Bu bağlamda yeni bir döneme ve yeni bir şehre gidiyoruz. Son olarak Fransız Devrimi ve Paris’i işleyen hikaye, bu kez saatleri iyice ileri alarak Victoria dönemi Londra’sına hareket ediyor. Bize göre İngiltere, İtalya’dan sonra oyuna en çok yakışan yer olmuş. Sadece atmosferi ve mimari yapılarıyla değil, endüstriyel çağa geçiş yapmış olması ve dönemin önemli karakterleriyle de zenginleşiyor. Leonardo Da Vinci’nin Ezio’nun hikayesindeki önemini yadsıyamayız sonuçta. Bu tarihi önemli karakterler Syndicate ile patlama yaşıyor. Alexander Graham Bell, Charles Dickens, Karl Marx, Charles Darwin ve elbette döneme ismini veren Kraliçe Victoria, Syndicate boyunca hikayemize dahil olan tarihi karakterlerden birkaçı. Üstelik sadece renk katması için eklenmeyen, gerek ana gerek yan görevlerde karşımıza çıkan önemli isimler bunlar.

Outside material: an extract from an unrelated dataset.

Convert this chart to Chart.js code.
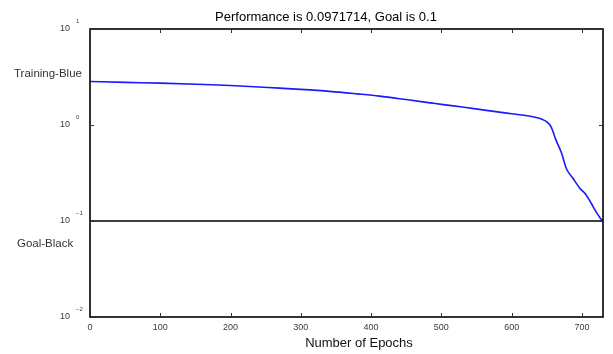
<!DOCTYPE html>
<html>
<head>
<meta charset="utf-8">
<script src="https://cdn.jsdelivr.net/npm/chart.js@4/dist/chart.umd.min.js"></script>
<style>
html,body{margin:0;padding:0;background:#fff;}
#wrap{width:613px;height:354px;position:relative;}
</style>
</head>
<body>
<div id="wrap"><canvas id="c" width="613" height="354"></canvas></div>
<script>
// ---- data ----
const epochs = [0, 50, 100, 152, 200, 270, 300, 341, 380, 412, 450, 487, 500, 530, 564, 600, 625, 638, 644, 650, 656, 663, 671, 678, 687, 697, 706, 713, 720, 730];
const performance = [2.84, 2.78, 2.73, 2.66, 2.58, 2.42, 2.35, 2.24, 2.11, 2.00, 1.84, 1.69, 1.64, 1.54, 1.42, 1.31, 1.24, 1.18, 1.14, 1.08, 0.96, 0.70, 0.51, 0.35, 0.28, 0.22, 0.187, 0.154, 0.125, 0.0971714];
const goal = 0.1;
const maxEpoch = 730;
const xTicks = [0, 100, 200, 300, 400, 500, 600, 700];
const yTickExponents = [1, 0, -1, -2];
const titleText = 'Performance is 0.0971714, Goal is 0.1';
const xLabel = 'Number of Epochs';
const trainLabel = 'Training-Blue';
const goalLabel = 'Goal-Black';

const FONT = '"Liberation Sans", Arial, sans-serif';

const trainData = epochs.map((e, i) => ({x: e, y: performance[i]}));
const goalData = [{x: 0, y: goal}, {x: maxEpoch, y: goal}];

const decor = {
  id: 'decor',
  afterDraw(chart) {
    const ctx = chart.ctx;
    const a = chart.chartArea;
    const xs = chart.scales.x, ys = chart.scales.y;
    ctx.save();
    // frame
    ctx.strokeStyle = '#000';
    ctx.lineWidth = 1.6;
    ctx.strokeRect(a.left, a.top, a.right - a.left, a.bottom - a.top);
    // inward ticks
    ctx.lineWidth = 1;
    ctx.strokeStyle = '#333';
    ctx.beginPath();
    xTicks.forEach(v => {
      if (v === 0) return;
      const px = Math.round(xs.getPixelForValue(v)) + 0.5;
      ctx.moveTo(px, a.bottom); ctx.lineTo(px, a.bottom - 4);
      ctx.moveTo(px, a.top); ctx.lineTo(px, a.top + 4);
    });
    yTickExponents.forEach(e => {
      const py = Math.round(ys.getPixelForValue(Math.pow(10, e))) + 0.5;
      ctx.moveTo(a.left, py); ctx.lineTo(a.left + 4, py);
      ctx.moveTo(a.right, py); ctx.lineTo(a.right - 4, py);
    });
    ctx.stroke();
    // y tick labels: 10 with superscript exponent
    ctx.fillStyle = '#3a3a4a';
    yTickExponents.forEach(e => {
      const py = ys.getPixelForValue(Math.pow(10, e));
      ctx.font = '9px ' + FONT;
      ctx.textAlign = 'right';
      ctx.textBaseline = 'middle';
      ctx.fillText('10', a.left - 20, py);
      ctx.font = '6px ' + FONT;
      ctx.textAlign = 'left';
      ctx.fillText(String(e).replace('-', '\u2212'), a.left - 14, py - 8);
    });
    // title
    ctx.fillStyle = '#000';
    ctx.font = '13px ' + FONT;
    ctx.textAlign = 'center';
    ctx.textBaseline = 'middle';
    ctx.fillText(titleText, 326, 17);
    // x axis title
    ctx.fillStyle = '#111';
    ctx.font = '13px ' + FONT;
    ctx.fillText(xLabel, 359, 343);
    // series labels
    ctx.fillStyle = '#333';
    ctx.font = '11.5px ' + FONT;
    ctx.textAlign = 'left';
    ctx.fillText(trainLabel, 14, 74);
    ctx.fillText(goalLabel, 17, 244);
    ctx.restore();
  }
};

new Chart(document.getElementById('c'), {
  type: 'scatter',
  data: {
    datasets: [
      {label: 'Training', data: trainData, showLine: true, borderColor: '#1a1aff', borderWidth: 1.6, pointRadius: 0, cubicInterpolationMode: 'monotone', fill: false},
      {label: 'Goal', data: goalData, showLine: true, borderColor: '#000', borderWidth: 1.3, pointRadius: 0, fill: false}
    ]
  },
  options: {
    responsive: false,
    animation: false,
    layout: {padding: {left: 0, right: 10, top: 29, bottom: 0}},
    plugins: {legend: {display: false}, tooltip: {enabled: false}, title: {display: false}},
    scales: {
      x: {
        type: 'linear', min: 0, max: maxEpoch,
        grid: {display: false, drawTicks: false},
        border: {display: false},
        afterBuildTicks: s => { s.ticks = xTicks.map(v => ({value: v})); },
        afterFit: s => { s.height = 37; },
        ticks: {color: '#3a3a4a', font: {family: FONT, size: 9}, padding: 5, maxRotation: 0, autoSkip: false}
      },
      y: {
        type: 'logarithmic', min: 0.01, max: 10,
        grid: {display: false, drawTicks: false},
        border: {display: false},
        afterFit: s => { s.width = 90; },
        ticks: {display: false}
      }
    }
  },
  plugins: [decor]
});
</script>
</body>
</html>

Assassin’s Creed: Syndicate’in görev sistemi son birkaç oyundur karşımıza çıkan en iyi sistem. Ne kadar gereksiz ve kuru kalabalık yapan görev varsa çıkarılmış. Oyundaki görevlerin çeşitliliğini ana hikaye, bölge temizleme ve tarihi karakter etkileşimli hikayeler olarak üçe ayırabiliriz. Ana hikayede her zaman olduğu gibi şehre Templar birliği kan ağlatıyor ve yine bir yerlerde Piece of Eden kovalamacası yaşanıyor. Assassin’ler olarak görevimiz hem bu parçayı ele geçirmek, hem de Templar’ların kökünü kazımak.
Bölge temizleme yan görevlerinde ise yine aşina olduğumuz şekilde şehri parça parça Templar’ların elinden kurtarmamız gerekiyor. Yedi farklı bölgeye ayrılmış olan şehri, her biri farklı içeriklere sahip görevleri tamamlayarak Templar uşağı Blighters çetesinin elinden kurtarmamız gerekiyor. Tarihi karakter etkileşimli görevlerde ise şehrin ilginç yanlarını keşfetme şansı yakalıyoruz. Öyküye direkt olarak dokunmayan ancak şehri zenginleştiren oldukça keyifli görevler bunlar.
Assassin’s Creed serisinde şehrin önemi ne kadar büyükse, ana karakterin önemi de en az onun kadar büyüktür. Syndicate bu noktada önemli bir atılım gerçekleştirerek seride ilk kez iki ana karakter birden kullanıyor. İkiz kardeşler Evie ve Jacob Frye, farklı karakteristik özellikleriyle dikkat çekiyor.
Anlaşılan Ubisoft, Unity’nin çıkışı sonrası oyunda hemen hemen hiç kadın karakter olmamasıyla ilgili eleştirilere fazla bozulmuş. Çünkü sadece ana karakterlerden birisini kadın yapmakla kalmayıp, adeta oyunun her yerine kadın boca etmişler. Önemli mevkilerden, rakip çetenin elemanlarına kadar her yerde bir kadın popülasyonu artışı var ki bununla bir sorunumuz yok, gayet de iyi olmuş ancak özellikle çetelerin içinde bu kadar çok kadın olması biraz absürt duruyor. Daha ziyade yöneten ve yönlendiren karakterlerle sınırlı kalınsaymış daha inandırıcı olurmuş diye düşünüyoruz.